One thing the scouts are buzzing about this week is the latest from Pat Conroy. The Prince of Tides author's new one, South of Broad, is being shopped for film by Lynn Pleshette (and is due out from the author's longtime publisher, Doubleday, in August 2009). The book, which is set in Charleston and follows an 18-year-old named Leopold Bloom King, has good film lineage, Conroy's lit agent, Marly Rusoff, points out.

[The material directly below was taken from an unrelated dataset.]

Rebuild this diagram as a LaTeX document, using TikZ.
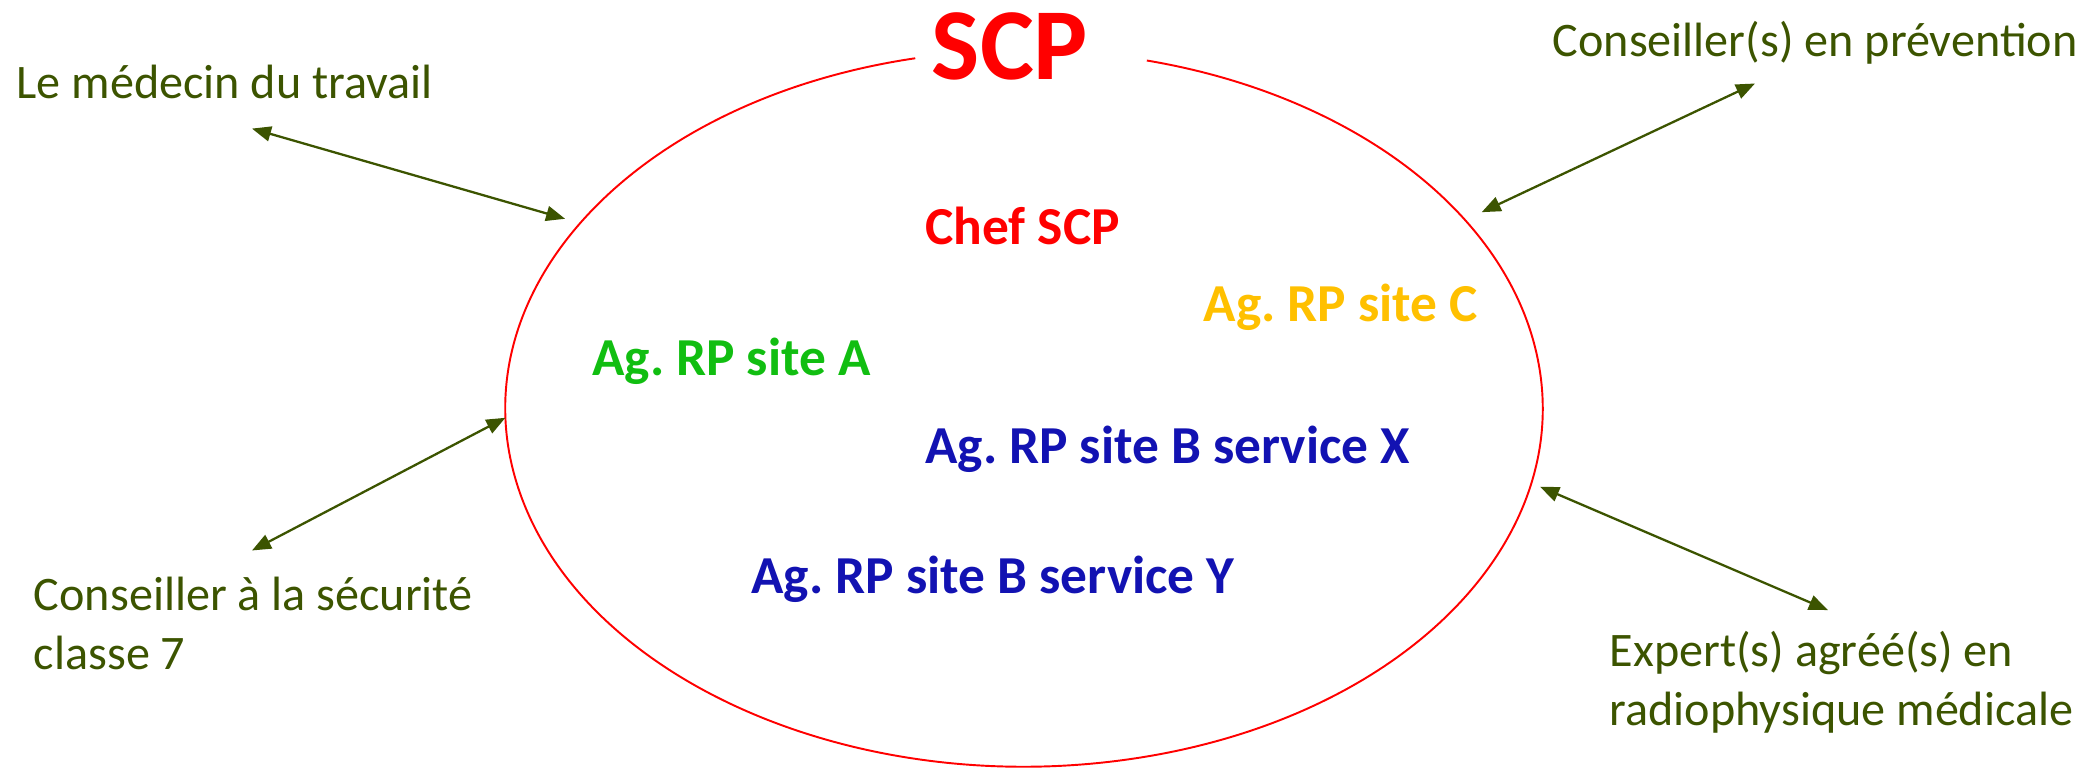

All of the author's novels (excluding one, The Boo, which he wrote when he was still a cadet at The Citadel) have been made into movies.

On the sales side, Bill Contardi has just closed a deal for film rights on Meg Cabot's All-American Girl series. (There are two books in the series, American Girl and Ready or Not, about a 15-year-old middle child named Samantha who lives in Washington, D.C.; Harper published and Laura Langlie is Cabot's lit agent.) Contardi sold rights to producers Joan Singleton (Because of Winn-Dixie) and Harry Winer (House Arrest) and the deal, it happens, is one of many on the film side for the prolific Cabot. With Girl, Cabot now has seven titles in various stages of production: How to Be Popular is at MTV; Avalon High is at the Disney Channel; The Mediator is with producer Julia Pistor; The Heather Wells Mysteries is at ABC Family, as is Jinx; and the Queen of Babble is with producer Jeff Sharp of Sharp Independent.

Contardi has also just closed a feature film deal with the German film and television company UFA for Tom Gabbay's Jack Teller thriller series. The books--Berlin Conspiracy, Lisbon Crossing and Tehran Conviction are published by William Morrow--and Contardi, with Brandt & Hochman on this, reps Gabbay for literary and dramatic rights.